I have the bullet that Natalie invented.
The one with the recorder. I'm wearing it.
I smile.
I mean, you didn't expect such deviousness from me, did you? Well, when you're playing the stakes that I'm playing for, you gotta up your game. Or something like that.
Mom's eyes travel down my body and she takes a step closer.
"Or do you think I don't know that you're wearing a little bullet in your cooch?" she asks me.
What.
The.
Fuck.
I can't move. Mom flashes a smile.
"You think you're recording this?" she asks me. "You don't know that my computer flashed the moment you walked in a picture that showed where you had a recording device? That I turned on a white noise machine. That all you recorded is garbage noise?"
I'm shaking.
I don't know what to say.
I feel an utter sense of defeat. My last card.
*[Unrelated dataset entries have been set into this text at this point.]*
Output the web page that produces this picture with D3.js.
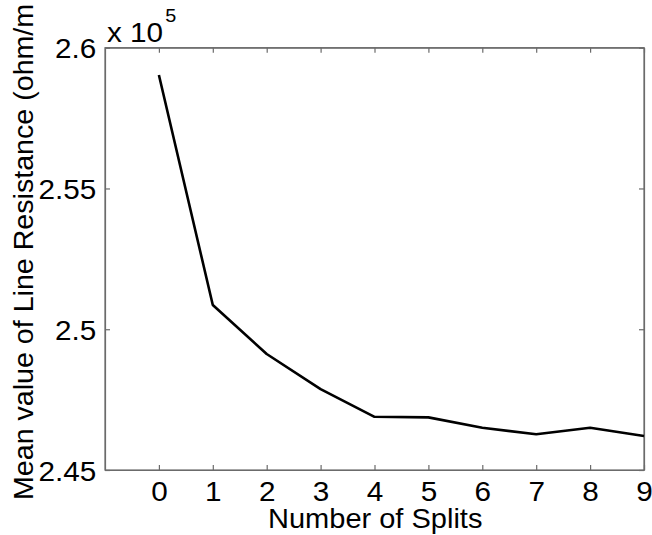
<!DOCTYPE html>
<html><head><meta charset="utf-8">
<script src="https://cdn.jsdelivr.net/npm/d3@7"></script>
<style>body{margin:0;background:#fff}</style>
</head><body>
<script>
const splits = [0,1,2,3,4,5,6,7,8,9];
const resistance = [2.5903,2.5086,2.4912,2.4787,2.4689,2.4687,2.4650,2.4627,2.4650,2.4621];
const xTicks = [0,1,2,3,4,5,6,7,8,9];
const yTicks = [2.45,2.5,2.55,2.6];
const yTickLabels = ["2.45","2.5","2.55","2.6"];

const W=652,H=535;
const L=105,R=644,T=47.7,B=470;
const svg=d3.select("body").append("svg").attr("width",W).attr("height",H);
const x=d3.scaleLinear().domain([-1,9]).range([L,R]);
const y=d3.scaleLinear().domain([2.45,2.6]).range([B,T]);
const font="'Liberation Sans', Arial, sans-serif";
const FS=27, SX=1.1;
const axCol="#6b6b6b";

// frame
svg.append("rect").attr("x",L).attr("y",T).attr("width",R-L).attr("height",B-T)
  .attr("fill","none").attr("stroke",axCol).attr("stroke-width",1.2);

// axes with inward ticks
const xb=svg.append("g").attr("transform",`translate(0,${B})`)
  .call(d3.axisBottom(x).tickValues(xTicks).tickSizeInner(-5).tickSizeOuter(0).tickPadding(12));
const xt=svg.append("g").attr("transform",`translate(0,${T})`)
  .call(d3.axisTop(x).tickValues(xTicks).tickSizeInner(-5).tickSizeOuter(0).tickFormat(""));
const yl=svg.append("g").attr("transform",`translate(${L},0)`)
  .call(d3.axisLeft(y).tickValues(yTicks).tickSizeInner(-5).tickSizeOuter(0).tickPadding(8)
  .tickFormat((d,i)=>yTickLabels[i]));
const yr=svg.append("g").attr("transform",`translate(${R},0)`)
  .call(d3.axisRight(y).tickValues(yTicks).tickSizeInner(-5).tickSizeOuter(0).tickFormat(""));
[xb,xt,yl,yr].forEach(g=>{
  g.select(".domain").attr("stroke",axCol).attr("stroke-width",1.2);
  g.selectAll(".tick line").attr("stroke",axCol).attr("stroke-width",1.2);
  g.selectAll("text").attr("font-family",font).attr("font-size",FS).attr("fill","#000")
    .attr("transform",`scale(${SX},1)`);
});
xb.selectAll(".tick text").attr("dy","0.71em");
yl.selectAll(".tick text").attr("dy","0.37em");

// line
svg.append("path").datum(splits.map((s,i)=>[s,resistance[i]]))
  .attr("d",d3.line().x(d=>x(d[0])).y(d=>y(d[1])))
  .attr("fill","none").attr("stroke","#000").attr("stroke-width",2.6)
  .attr("stroke-linejoin","round");

// exponent label
const ex=svg.append("text").attr("transform",`translate(107,42) scale(${SX},1)`)
  .attr("font-family",font).attr("font-size",FS);
ex.append("tspan").text("x 10");
ex.append("tspan").attr("font-size",18).attr("dx",2).attr("dy",-20).text("5");

// axis labels
svg.append("text").attr("transform","translate(268,528) scale(1.075,1)").attr("font-family",font)
  .attr("font-size",FS).text("Number of Splits");
svg.append("text").attr("transform","translate(33,500) rotate(-90) scale(1.06,1)").attr("font-family",font)
  .attr("font-size",FS).text("Mean value of Line Resistance (ohm/m");
</script>
</body></html>
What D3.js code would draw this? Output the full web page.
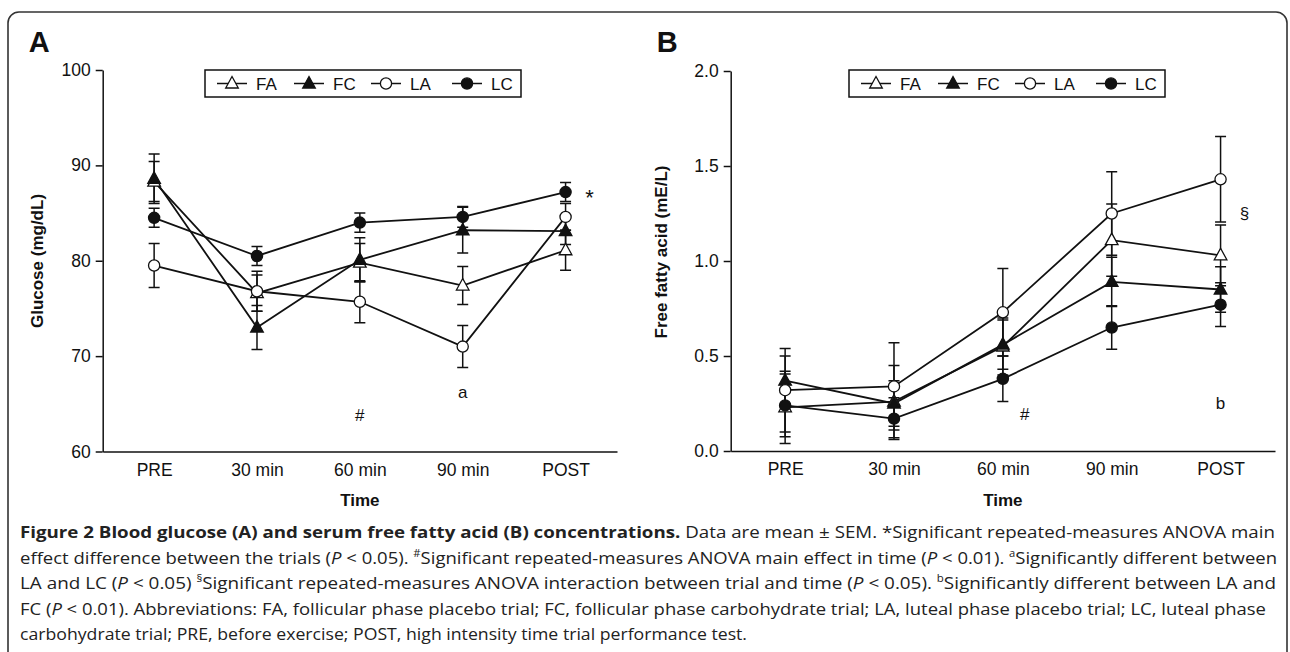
<!DOCTYPE html>
<html>
<head>
<meta charset="utf-8">
<script src="https://cdn.jsdelivr.net/npm/d3@7"></script>
<style>
body { margin: 0; background: #fff; }
svg text { font-family: "Liberation Sans", Arial, sans-serif; fill: #111; }
svg .caption text { font-family: "Open Sans", sans-serif; fill: #222; }
</style>
</head>
<body>
<svg id="fig" width="1290" height="652"></svg>
<script>
const times = ["PRE", "30 min", "60 min", "90 min", "POST"];
const trials = ["FA", "FC", "LA", "LC"];

// panel A, glucose (mg/dL), mean and SEM
const glucoseFA = [88.3, 76.6, 79.8, 77.4, 81.1];
const glucoseFC = [88.6, 73.0, 80.1, 83.2, 83.1];
const glucoseLA = [79.5, 76.8, 75.7, 71.0, 84.6];
const glucoseLC = [84.5, 80.5, 84.0, 84.6, 87.2];
const glucoseFAsem = [2.1, 1.9, 2.0, 2.0, 2.1];
const glucoseFCsem = [2.6, 2.3, 2.3, 2.4, 1.4];
const glucoseLAsem = [2.3, 2.1, 2.2, 2.2, 1.4];
const glucoseLCsem = [1.0, 1.0, 1.0, 1.1, 1.0];
const glucoseTicks = [60, 70, 80, 90, 100];

// panel B, free fatty acid (mE/L), mean and SEM
const ffaFA = [0.23, 0.26, 0.55, 1.11, 1.03];
const ffaFC = [0.37, 0.25, 0.56, 0.89, 0.85];
const ffaLA = [0.32, 0.34, 0.73, 1.25, 1.43];
const ffaLC = [0.24, 0.17, 0.38, 0.65, 0.77];
const ffaFAsem = [0.19, 0.19, 0.15, 0.19, 0.16];
const ffaFCsem = [0.13, 0.12, 0.13, 0.13, 0.12];
const ffaLAsem = [0.22, 0.23, 0.23, 0.22, 0.225];
const ffaLCsem = [0.165, 0.11, 0.12, 0.115, 0.115];
const ffaTicks = [0, 0.5, 1.0, 1.5, 2.0];

// significance marks: label, time, value
const notesA = [["*", "POST", 86.6], ["a", "90 min", 66.2], ["#", "60 min", 63.8]];
const notesB = [["§", "POST", 1.25], ["b", "POST", 0.25], ["#", "60 min", 0.19]];

const captionLines = [
    [["Figure 2 Blood glucose (A) and serum free fatty acid (B) concentrations.", "b"], [" Data are mean ± SEM. *Significant repeated-measures ANOVA main", ""]],
    [["effect difference between the trials (", ""], ["P", "i"], [" < 0.05). ", ""], ["#", "s"], ["Significant repeated-measures ANOVA main effect in time (", ""], ["P", "i"], [" < 0.01). ", ""], ["a", "s"], ["Significantly different between", ""]],
    [["LA and LC (", ""], ["P", "i"], [" < 0.05) ", ""], ["§", "s"], ["Significant repeated-measures ANOVA interaction between trial and time (", ""], ["P", "i"], [" < 0.05). ", ""], ["b", "s"], ["Significantly different between LA and", ""]],
    [["FC (", ""], ["P", "i"], [" < 0.01). Abbreviations: FA, follicular phase placebo trial; FC, follicular phase carbohydrate trial; LA, luteal phase placebo trial; LC, luteal phase", ""]],
    [["carbohydrate trial; PRE, before exercise; POST, high intensity time trial performance test.", ""]]
];

const svg = d3.select("#fig");

svg.append("rect")
    .attr("x", 8).attr("y", 12)
    .attr("width", 1279).attr("height", 700)
    .attr("rx", 11)
    .attr("fill", "none")
    .attr("stroke", "#333")
    .attr("stroke-width", 1.6);

function series(means, sems) {
    return trials.map((t, i) => ({
        trial: t,
        open: t[1] == "A",
        shape: t[0] == "F" ? "tri" : "circle",
        values: means[i].map((m, j) => ({time: times[j], mean: m, sem: sems[i][j]}))
    }));
}

function drawPanel(opt) {
    const g = svg.append("g");

    const x = d3.scalePoint().domain(times).range([opt.left, opt.right]).padding(0.5);
    const y = d3.scaleLinear().domain(opt.domain).range([opt.bottom, opt.top]);

    g.append("text")
        .attr("x", opt.left - 74).attr("y", 52)
        .style("font-size", "29px").style("font-weight", "bold")
        .text(opt.letter);

    g.append("g")
        .attr("transform", "translate(" + opt.left + ",0)")
        .call(d3.axisLeft(y).tickValues(opt.ticks).tickFormat(opt.fmt).tickSize(7).tickSizeOuter(0).tickPadding(5));
    g.append("g")
        .attr("transform", "translate(0," + opt.bottom + ")")
        .call(d3.axisBottom(x).tickSize(0).tickSizeOuter(0).tickPadding(12));
    g.selectAll(".domain, .tick line").attr("stroke", "#111").attr("stroke-width", 1.5);
    g.selectAll(".tick text").style("font-size", "17.5px").attr("fill", "#111")
        .style("font-family", "'Liberation Sans', Arial, sans-serif");

    g.append("text")
        .attr("x", (opt.left + opt.right) / 2).attr("y", 506)
        .attr("text-anchor", "middle")
        .style("font-size", "17px").style("font-weight", "bold")
        .text("Time");

    g.append("text")
        .attr("transform", "translate(" + (opt.left - opt.labelDx) + "," + opt.labelY + ") rotate(-90)")
        .attr("text-anchor", "middle")
        .style("font-size", "17px").style("font-weight", "bold")
        .text(opt.ylabel);

    const line = d3.line().x(d => x(d.time)).y(d => y(d.mean));

    // error bars first, then lines, then markers on top
    opt.data.forEach(s => {
        s.values.forEach(d => {
            const cx = x(d.time);
            const y1 = y(d.mean - d.sem), y2 = y(d.mean + d.sem);
            g.append("path")
                .attr("d", "M" + cx + "," + y1 + "V" + y2 + "M" + (cx - 5.5) + "," + y1 + "H" + (cx + 5.5) + "M" + (cx - 5.5) + "," + y2 + "H" + (cx + 5.5))
                .attr("stroke", "#111").attr("stroke-width", 1.5).attr("fill", "none");
        });
    });

    opt.data.forEach(s => {
        g.append("path")
            .datum(s.values)
            .attr("d", line)
            .attr("fill", "none")
            .attr("stroke", "#111")
            .attr("stroke-width", 1.8);
    });

    opt.data.forEach(s => {
        s.values.forEach(d => {
            marker(g, x(d.time), y(d.mean), s);
        });
    });

    opt.notes.forEach(n => {
        let dx = 0;
        if (n[0] == "*" || n[0] == "§") dx = 24;
        if (n[0] == "#" && opt.letter == "B") dx = 22;
        g.append("text")
            .attr("x", x(n[1]) + dx).attr("y", y(n[2]))
            .attr("text-anchor", "middle")
            .attr("dominant-baseline", "central")
            .style("font-size", n[0] == "*" ? "22px" : "17px")
            .text(n[0]);
    });

    // legend
    const lg = g.append("g").attr("transform", "translate(" + opt.legendX + ",70)");
    lg.append("rect")
        .attr("width", 316).attr("height", 27)
        .attr("fill", "#fff").attr("stroke", "#111").attr("stroke-width", 1.5);
    const itemX = [12, 89, 166, 247];
    opt.data.forEach((s, i) => {
        lg.append("line")
            .attr("x1", itemX[i]).attr("x2", itemX[i] + 30)
            .attr("y1", 13.5).attr("y2", 13.5)
            .attr("stroke", "#111").attr("stroke-width", 1.5);
        marker(lg, itemX[i] + 15, 13.5, s);
        lg.append("text")
            .attr("x", itemX[i] + 39).attr("y", 19.5)
            .style("font-size", "17px")
            .text(s.trial);
    });
}

function marker(g, cx, cy, s) {
    let m;
    if (s.shape == "tri") {
        m = g.append("path").attr("d", "M" + cx + "," + (cy - 7) + "L" + (cx + 6.3) + "," + (cy + 4.5) + "L" + (cx - 6.3) + "," + (cy + 4.5) + "Z");
    } else {
        m = g.append("circle").attr("cx", cx).attr("cy", cy).attr("r", 5.6);
    }
    m.attr("fill", s.open ? "#fff" : "#111").attr("stroke", "#111").attr("stroke-width", 1.3);
}

drawPanel({
    letter: "A", left: 102.7, right: 617, top: 70, bottom: 451.5,
    domain: [60, 100], ticks: glucoseTicks, fmt: d3.format("d"),
    ylabel: "Glucose (mg/dL)", labelY: 261, labelDx: 60, legendX: 205,
    data: series([glucoseFA, glucoseFC, glucoseLA, glucoseLC], [glucoseFAsem, glucoseFCsem, glucoseLAsem, glucoseLCsem]),
    notes: notesA
});

drawPanel({
    letter: "B", left: 730.7, right: 1275, top: 71, bottom: 451,
    domain: [0, 2], ticks: ffaTicks, fmt: d3.format(".1f"),
    ylabel: "Free fatty acid (mE/L)", labelY: 252, labelDx: 64, legendX: 849,
    data: series([ffaFA, ffaFC, ffaLA, ffaLC], [ffaFAsem, ffaFCsem, ffaLAsem, ffaLCsem]),
    notes: notesB
});

// caption, each line stretched to the width it has in the figure
const cap = svg.append("g").attr("class", "caption");
const lineEnds = [1275, 1277, 1276, 1266, 747];
captionLines.forEach((parts, i) => {
    const t = cap.append("text")
        .attr("x", 20).attr("y", 538 + i * 25.5)
        .attr("textLength", lineEnds[i] - 20)
        .attr("lengthAdjust", "spacingAndGlyphs")
        .style("font-size", "16.5px");
    parts.forEach(p => {
        const ts = t.append("tspan").text(p[0]);
        if (p[1] == "b") ts.style("font-weight", "bold");
        if (p[1] == "i") ts.style("font-style", "italic");
        if (p[1] == "s") ts.attr("baseline-shift", "super").style("font-size", "10px");
    });
});
</script>
</body>
</html>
“I knew you'd try something like this ever since you met that bitch Natalie,” Mom continues on.
Oh my God. What is going on here?
Is she following me?
"Ever since you left work here I've had you followed, in case you were wondering," Mom confirms for me. "You think you're clever, girl, you have no idea how out of your league you are."
I'm shaking. She's defeated me. Completely.
"Now go, and get out of my sight before I decide to destroy you as well."
I want to leave, but my knees don't move.
"Go and get the fuck out of my office, daughter," she says with the grating and harsh voice of a monster.
Holding back tears, I get my knees to move and get out.